1. Sıradan insani yapımı kültür eserlerine olan takıntılardan kurtulmak
Ben ortaokulda okurken Falun Dafa uygulamasına başladım. O zamanlar duygularımı tanıyabilmek için daha çok gençtim. Toplumun genel eğilimini takip ederek sade, temiz zihnime duygularla dolu bir kaos getiren aşk romanları okumaya başladım. O roman kitaplarını okurken orada anlatılan Prens veya Prenseslerin yerinde kendimi canlandırarak hayaller kuruyordum. Lisedeyken sınıf arkadaşlarımın verdiği erotik romanlar okumaya başladım. Tutku duygusunu hissetmeye başladım. İnternet de artık popüler olmaya başlamıştı ve ben bilgisayarda filmler izlemeye başladım. Neyse ki bir Dafa uygulayıcısı olarak porno filmleri izlemeyi önlemeyi bilebildim ve genelde sadece ABD yapımı filmleri izliyorum.
Çalışmaya başladım ve hala ailemle beraber oturuyordum, çünkü ailemin evi iş yerime çok yakındı. Annem de bir uygulayıcıydı ve bu sayede evimizde uygulama için iyi bir ortam hâkimdi.

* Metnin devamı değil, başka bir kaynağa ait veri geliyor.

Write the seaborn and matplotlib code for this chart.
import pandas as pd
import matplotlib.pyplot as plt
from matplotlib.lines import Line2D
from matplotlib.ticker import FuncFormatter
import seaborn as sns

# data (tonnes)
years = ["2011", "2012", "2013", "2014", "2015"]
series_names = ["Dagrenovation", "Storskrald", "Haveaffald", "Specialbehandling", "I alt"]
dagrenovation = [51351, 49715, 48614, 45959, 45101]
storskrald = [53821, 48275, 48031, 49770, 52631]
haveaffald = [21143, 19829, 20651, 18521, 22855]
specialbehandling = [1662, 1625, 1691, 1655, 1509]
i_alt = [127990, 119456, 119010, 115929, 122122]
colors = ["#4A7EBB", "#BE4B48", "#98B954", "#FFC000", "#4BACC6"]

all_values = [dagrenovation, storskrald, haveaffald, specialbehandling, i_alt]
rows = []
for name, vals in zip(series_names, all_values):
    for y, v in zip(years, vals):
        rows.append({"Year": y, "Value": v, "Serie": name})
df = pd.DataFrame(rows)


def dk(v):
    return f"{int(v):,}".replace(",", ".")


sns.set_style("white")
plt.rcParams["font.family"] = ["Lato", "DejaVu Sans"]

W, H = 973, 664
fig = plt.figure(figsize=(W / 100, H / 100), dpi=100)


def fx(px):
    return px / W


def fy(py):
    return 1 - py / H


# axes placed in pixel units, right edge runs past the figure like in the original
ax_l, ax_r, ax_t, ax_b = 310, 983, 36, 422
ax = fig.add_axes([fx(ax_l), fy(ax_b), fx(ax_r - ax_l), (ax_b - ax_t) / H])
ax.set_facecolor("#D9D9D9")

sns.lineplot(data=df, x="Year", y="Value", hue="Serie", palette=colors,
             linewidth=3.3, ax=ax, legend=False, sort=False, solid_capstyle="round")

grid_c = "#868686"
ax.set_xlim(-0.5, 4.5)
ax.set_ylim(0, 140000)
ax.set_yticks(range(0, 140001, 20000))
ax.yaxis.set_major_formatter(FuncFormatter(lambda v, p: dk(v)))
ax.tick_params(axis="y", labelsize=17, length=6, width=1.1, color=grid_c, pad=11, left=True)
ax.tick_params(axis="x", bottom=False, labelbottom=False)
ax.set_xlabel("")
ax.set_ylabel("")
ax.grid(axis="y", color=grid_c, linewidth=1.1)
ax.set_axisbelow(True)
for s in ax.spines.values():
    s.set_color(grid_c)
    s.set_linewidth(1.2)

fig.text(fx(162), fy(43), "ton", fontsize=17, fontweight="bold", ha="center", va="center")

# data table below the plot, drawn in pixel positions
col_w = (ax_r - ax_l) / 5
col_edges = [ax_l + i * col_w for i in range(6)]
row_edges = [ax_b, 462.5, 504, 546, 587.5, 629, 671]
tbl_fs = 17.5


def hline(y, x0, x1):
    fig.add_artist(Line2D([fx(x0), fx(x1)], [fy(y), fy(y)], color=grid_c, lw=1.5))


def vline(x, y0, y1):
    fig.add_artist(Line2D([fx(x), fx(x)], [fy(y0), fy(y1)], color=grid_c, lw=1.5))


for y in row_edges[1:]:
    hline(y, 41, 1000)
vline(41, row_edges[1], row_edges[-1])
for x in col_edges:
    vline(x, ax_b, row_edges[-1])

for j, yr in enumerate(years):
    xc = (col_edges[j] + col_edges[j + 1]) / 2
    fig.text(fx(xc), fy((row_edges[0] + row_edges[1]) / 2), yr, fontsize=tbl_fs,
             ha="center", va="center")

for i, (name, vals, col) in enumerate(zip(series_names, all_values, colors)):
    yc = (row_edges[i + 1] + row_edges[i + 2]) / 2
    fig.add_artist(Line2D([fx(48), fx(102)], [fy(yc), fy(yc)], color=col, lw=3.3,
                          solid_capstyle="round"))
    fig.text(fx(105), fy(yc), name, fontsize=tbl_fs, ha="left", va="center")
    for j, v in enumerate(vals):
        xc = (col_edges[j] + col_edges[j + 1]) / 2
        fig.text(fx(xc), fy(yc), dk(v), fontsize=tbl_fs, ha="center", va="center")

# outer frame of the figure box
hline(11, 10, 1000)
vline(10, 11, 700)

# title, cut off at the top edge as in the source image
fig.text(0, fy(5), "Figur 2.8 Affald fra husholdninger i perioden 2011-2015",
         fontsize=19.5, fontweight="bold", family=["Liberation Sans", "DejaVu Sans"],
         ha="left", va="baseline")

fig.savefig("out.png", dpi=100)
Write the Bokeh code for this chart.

Ben yavaşça Amerikan filmlerinin de çok fazla kötü şeyler içerdiğini anlamaya başladım ve bu nedenle film seçerken daha da masum filmler seçmeye gayret ediyordum. Fakat film izledikten sonra Fa’yı okurken ve Fa-Zhen-Nian yaparken sürekli zihnim kayıyordu, çünkü konsantrasyon olamıyordum. Gittikçe daha da büyük bir ilgiyle film izliyordum, bu nedenle izlediğim filmler olup bitenleri hatırlamayı durduramıyordum. Bunun farkına vardığımda bu takıntımdan kurtulmak için tüm çabamı sarf ettim. Fakat sonrasında sıkılmaya başladım ve çizgi filmleri izlemeye başladım. Modern çizgi filmlerin içeriği de şehvet ve şiddet doluydu. Bu nedenle içeriğinde çeşitli kötü faktörlerin daha da az olduğu 70’li yılların Japon çizgi filmlerini izlemeye başladım. Mmeslektaşlarım benim bu alışkanlığımı çocuksu buluyorlardı.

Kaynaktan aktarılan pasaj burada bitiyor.